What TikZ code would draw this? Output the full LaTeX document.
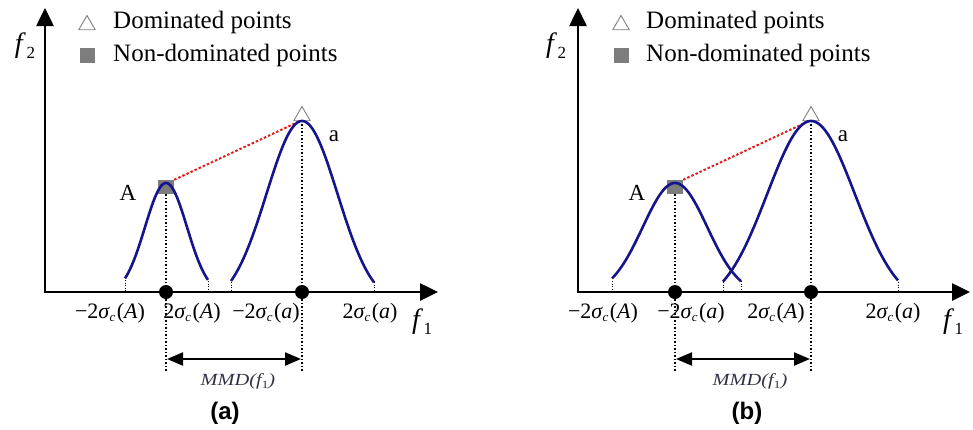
\documentclass[tikz,border=0pt]{standalone}
\usepackage{fontspec}
\setmainfont{Liberation Serif}
\newfontfamily\capfont{Liberation Sans}
\usetikzlibrary{arrows.meta,shapes.geometric}
\definecolor{curveblue}{RGB}{20,20,140}
\definecolor{ndgray}{RGB}{125,125,125}
\definecolor{linkred}{RGB}{225,30,30}
\definecolor{mmdgray}{RGB}{50,50,70}
\newcommand\sgc[1]{\textit{σ}\kern-0.5pt\raisebox{-0.35ex}{\fontsize{13}{13}\selectfont\textit{c}}\kern1.5pt(\textit{#1})}
\newcommand\fsub[1]{\textit{f}\kern0.5pt\raisebox{-0.45ex}{\fontsize{17}{17}\selectfont #1}}
\newcommand\mmdtext{\scalebox{1.2}[1]{MMD(\textit{f}\raisebox{-0.4ex}{\fontsize{11}{11}\selectfont\upshape 1})}}
\begin{document}
\begin{tikzpicture}[x=1pt,y=-1pt,
  axisline/.style={line width=2.6pt,-{Triangle[length=18pt,width=17pt]}},
  curve/.style={line width=2.6pt,draw=curveblue,samples=90,smooth},
  guide/.style={line width=1.5pt,dash pattern=on 1.5pt off 2pt},
  endtick/.style={line width=1pt,dash pattern=on 1pt off 1.5pt},
  link/.style={line width=2pt,dash pattern=on 2.5pt off 2pt,draw=linkred},
  dimarrow/.style={line width=2.2pt,{Triangle[length=16pt,width=13pt]}-{Triangle[length=16pt,width=13pt]}},
  dotpt/.style={circle,fill=black,inner sep=0pt,minimum size=14pt},
  ndpt/.style={rectangle,fill=ndgray,inner sep=0pt,minimum width=16pt,minimum height=14pt},
  legnd/.style={rectangle,fill=ndgray,inner sep=0pt,minimum size=15pt},
  dompt/.style={regular polygon,regular polygon sides=3,draw=gray,fill=white,line width=0.9pt,inner sep=0pt,minimum size=19pt},
  ticklab/.style={font=\fontsize{22}{24}\selectfont,inner sep=0pt},
  leglab/.style={font=\fontsize{25}{28}\selectfont,anchor=west,inner sep=0pt},
  ptlab/.style={font=\fontsize{23}{26}\selectfont,inner sep=0pt},
  axlab/.style={font=\fontsize{28}{30}\selectfont,inner sep=0pt},
  mmdlab/.style={font=\fontsize{17}{20}\selectfont\itshape,text=mmdgray,inner sep=0pt},
  caplab/.style={font=\fontsize{24}{26}\selectfont\capfont\bfseries,inner sep=0pt}
]
\useasboundingbox (0,0) rectangle (973,429);

% ================= panel (a) =================
\coordinate (Oa) at (45,292);
\coordinate (Ya) at (45,8);
\coordinate (Xa) at (438,292);
\draw[axisline] (Oa) -- (Ya);
\draw[axisline] ([xshift=-1.3pt]Oa) -- (Xa);
\node[axlab] (f2a) at (25,46) {\fsub{2}};
\node[axlab] (f1a) at (422,322) {\fsub{1}};

\node[dompt] (legdoma) at (87,25) {};
\node[leglab] (legdomta) at (113,22) {Dominated points};
\node[legnd] (legnda) at (87,55) {};
\node[leglab] (legndta) at (113,55) {Non-dominated points};

\node[ndpt] (Aa) at (166,187) {};
\node[dompt] (pa) at (302,116) {};
\coordinate (peakaa) at (298,122);
\draw[link] (Aa.north east) -- (peakaa);

\draw[curve,domain=125:208] plot (\x,{295-112*exp(-((\x-166)^2)/882)});
\draw[curve,domain=231:374] plot (\x,{306-185*exp(-((\x-302)^2)/2520)});
\draw[endtick] (125,280) -- (125,292);
\draw[endtick] (208,281) -- (208,292);
\draw[endtick] (231,282) -- (231,292);
\draw[endtick] (374,282) -- (374,292);

\node[ptlab] (Alaba) at (128,193) {A};
\node[ptlab] (alaba) at (334,136) {a};

\node[dotpt] (da1) at (166,292) {};
\node[dotpt] (da2) at (302,292) {};
\coordinate (ga1) at (166,372);
\coordinate (ga2) at (302,372);
\draw[guide] (Aa.south) -- (ga1);
\draw[guide] (302,124) -- (ga2);
\coordinate (ma1) at (167,359);
\coordinate (ma2) at (301,359);
\draw[dimarrow] (ma1) -- (ma2);
\node[mmdlab] (mmda) at (238,381) {\mmdtext};

\node[ticklab] (ta1) at (110,313) {−2\sgc{A}};
\node[ticklab] (ta2) at (192,313) {2\sgc{A}};
\node[ticklab] (ta3) at (266,313) {−2\sgc{a}};
\node[ticklab] (ta4) at (370,313) {2\sgc{a}};

\node[caplab] (capa) at (225,413) {(a)};

% ================= panel (b) =================
\coordinate (Ob) at (578,292);
\coordinate (Yb) at (578,8);
\coordinate (Xb) at (970,292);
\draw[axisline] (Ob) -- (Yb);
\draw[axisline] ([xshift=-1.3pt]Ob) -- (Xb);
\node[axlab] (f2b) at (556,46) {\fsub{2}};
\node[axlab] (f1b) at (953,322) {\fsub{1}};

\node[dompt] (legdomb) at (621,25) {};
\node[leglab] (legdomtb) at (646,22) {Dominated points};
\node[legnd] (legndb) at (621,55) {};
\node[leglab] (legndtb) at (646,55) {Non-dominated points};

\node[ndpt] (Ab) at (675,187) {};
\node[dompt] (pb) at (811,116) {};
\coordinate (peakab) at (807,122);
\draw[link] (Ab.north east) -- (peakab);

\draw[curve,domain=612:741] plot (\x,{295-112*exp(-((\x-675)^2)/2080)});
\draw[curve,domain=723:898] plot (\x,{306-185*exp(-((\x-811)^2)/3828)});
\draw[endtick] (612,281) -- (612,292);
\draw[endtick] (741,281) -- (741,292);
\draw[endtick] (723,282) -- (723,292);
\draw[endtick] (898,282) -- (898,292);

\node[ptlab] (Alabb) at (637,193) {A};
\node[ptlab] (alabb) at (843,136) {a};

\node[dotpt] (db1) at (675,292) {};
\node[dotpt] (db2) at (811,292) {};
\coordinate (gb1) at (675,372);
\coordinate (gb2) at (811,372);
\draw[guide] (Ab.south) -- (gb1);
\draw[guide] (811,124) -- (gb2);
\coordinate (mb1) at (676,359);
\coordinate (mb2) at (810,359);
\draw[dimarrow] (mb1) -- (mb2);
\node[mmdlab] (mmdb) at (750,381) {\mmdtext};

\node[ticklab] (tb1) at (603,313) {−2\sgc{A}};
\node[ticklab] (tb2) at (691,313) {−2\sgc{a}};
\node[ticklab] (tb3) at (776,313) {2\sgc{A}};
\node[ticklab] (tb4) at (893,313) {2\sgc{a}};

\node[caplab] (capb) at (747,413) {(b)};
\end{tikzpicture}
\end{document}
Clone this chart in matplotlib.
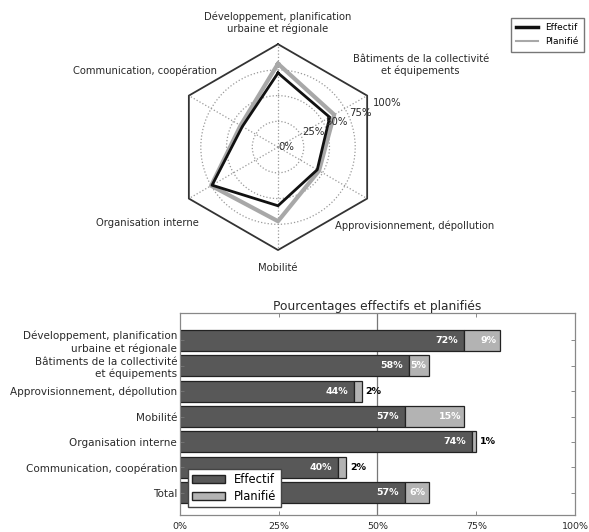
import numpy as np
import matplotlib
matplotlib.use('Agg')
import matplotlib.pyplot as plt
from matplotlib.lines import Line2D
from matplotlib.patches import Patch

# Data
categories = ['Développement, planification\nurbaine et régionale',
              'Bâtiments de la collectivité\net équipements',
              'Approvisionnement, dépollution',
              'Mobilité',
              'Organisation interne',
              'Communication, coopération']
effectif = [72, 58, 44, 57, 74, 40]
planifie = [9, 5, 2, 15, 1, 2]

bar_labels = categories + ['Total']
bar_effectif = effectif + [57]
bar_planifie = planifie + [6]

radial_ticks = [0, 25, 50, 75, 100]
x_ticks = [0, 25, 50, 75, 100]

dark = '#585858'
light = '#b3b3b3'
txt = '#2a2a2a'

fig = plt.figure(figsize=(5.89, 5.32), dpi=100)

# ---------------- Radar ----------------
ax = fig.add_axes([0.297, 0.530, 0.350, 0.387], polar=True)
ax.set_theta_offset(np.pi / 2)
ax.set_theta_direction(-1)
n = len(categories)
theta = np.linspace(0, 2 * np.pi, n, endpoint=False)
theta_c = np.append(theta, theta[0])

# hexagon frame
ax.plot(theta_c, [1.0] * (n + 1), color='#333333', lw=1.3, clip_on=False)
# spokes
for t in theta:
    ax.plot([t, t], [0, 1], color='#999999', ls=':', lw=0.9)

eff_r = np.array(effectif) / 100.0
plan_r = (np.array(effectif) + np.array(planifie)) / 100.0
ax.plot(theta_c, np.append(plan_r, plan_r[0]), color='#a8a8a8', lw=3.0)
ax.plot(theta_c, np.append(eff_r, eff_r[0]), color='#111111', lw=2.0)

ax.set_ylim(0, 1)
ax.set_yticks([r / 100 for r in radial_ticks[1:-1]])
ax.set_yticklabels([])
ax.set_xticks([])
ax.yaxis.grid(True, color='#999999', ls=':', lw=0.9)
ax.xaxis.grid(False)
ax.spines['polar'].set_visible(False)
ax.patch.set_visible(False)

# radial labels along ~22.5 deg
rl_theta = np.deg2rad(67.5)
for r in radial_ticks:
    if r == 0:
        ax.text(0.03, 0.0, '0%', ha='left', va='center', fontsize=7.3,
                color=txt)
    else:
        ax.text(rl_theta, r / 100, '%d%%' % r, ha='left', va='bottom',
                fontsize=7.3, color=txt)

label_r = [1.21, 1.6, 1.53, 1.17, 1.47, 1.49]
for t, lab, rr in zip(theta, categories, label_r):
    ax.text(t, rr, lab, ha='center', va='center', fontsize=7.2, color=txt,
            multialignment='center', clip_on=False)

fig.legend(handles=[Line2D([], [], color='#111111', lw=2.5),
                    Line2D([], [], color='#a8a8a8', lw=1.5)],
           labels=['Effectif', 'Planifié'], loc='upper right',
           bbox_to_anchor=(0.999, 0.975), fontsize=6.5, frameon=True,
           fancybox=False, edgecolor='#555555', handlelength=2.4,
           borderpad=0.6, labelspacing=0.55)

# ---------------- Bars ----------------
bx = fig.add_axes([0.3056, 0.032, 0.6706, 0.3797])
y = np.arange(len(bar_labels))
bx.axvline(50, color='#777777', lw=0.9, zorder=0.5)
bx.barh(y, bar_effectif, height=0.82, color=dark, edgecolor='#222222', lw=0.9)
bx.barh(y, bar_planifie, left=bar_effectif, height=0.82, color=light,
        edgecolor='#222222', lw=0.9)

for yi, e, p in zip(y, bar_effectif, bar_planifie):
    bx.text(e - 1.5, yi, '%d%%' % e, ha='right', va='center', color='white',
            fontsize=6.8, fontweight='bold')
    if p >= 3:
        bx.text(e + p - 0.8, yi, '%d%%' % p, ha='right', va='center',
                color='white', fontsize=6.8, fontweight='bold')
    else:
        bx.text(e + p + 1.0, yi, '%d%%' % p, ha='left', va='center',
                color='black', fontsize=6.8, fontweight='bold')

bx.set_xlim(0, 100)
bx.set_ylim(6.88, -1.08)
bx.set_xticks(x_ticks)
bx.set_xticklabels(['%d%%' % v for v in x_ticks], fontsize=6.8, color=txt)
bx.set_yticks(y)
bx.set_yticklabels(bar_labels, fontsize=7.5, color=txt)
bx.tick_params(direction='in', top=True, right=True, length=3, width=0.6,
               color='#777777', pad=2)
bx.tick_params(axis='x', pad=5)
for s in bx.spines.values():
    s.set_color('#888888')
    s.set_linewidth(0.9)
bx.set_title('Pourcentages effectifs et planifiés', fontsize=8.8, color=txt,
             pad=2)
bx.legend(handles=[Patch(facecolor=dark, edgecolor='#222222'),
                   Patch(facecolor=light, edgecolor='#222222')],
          labels=['Effectif', 'Planifié'], loc='lower left', fontsize=8.3,
          fancybox=False, edgecolor='#444444', framealpha=1,
          handlelength=2.8, borderpad=0.4, labelspacing=0.3,
          bbox_to_anchor=(0.005, 0.01))

fig.savefig('out.png', dpi=100)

=-=-=

Exercise description>
Skip all pictures and retype only the stretch from the line that holds "Clone this chart in matplotlib." through the line that holds "from matplotlib.patches import Patch", exactly as written.

Exercise result>
Clone this chart in matplotlib.
import numpy as np
import matplotlib
matplotlib.use('Agg')
import matplotlib.pyplot as plt
from matplotlib.lines import Line2D
from matplotlib.patches import Patch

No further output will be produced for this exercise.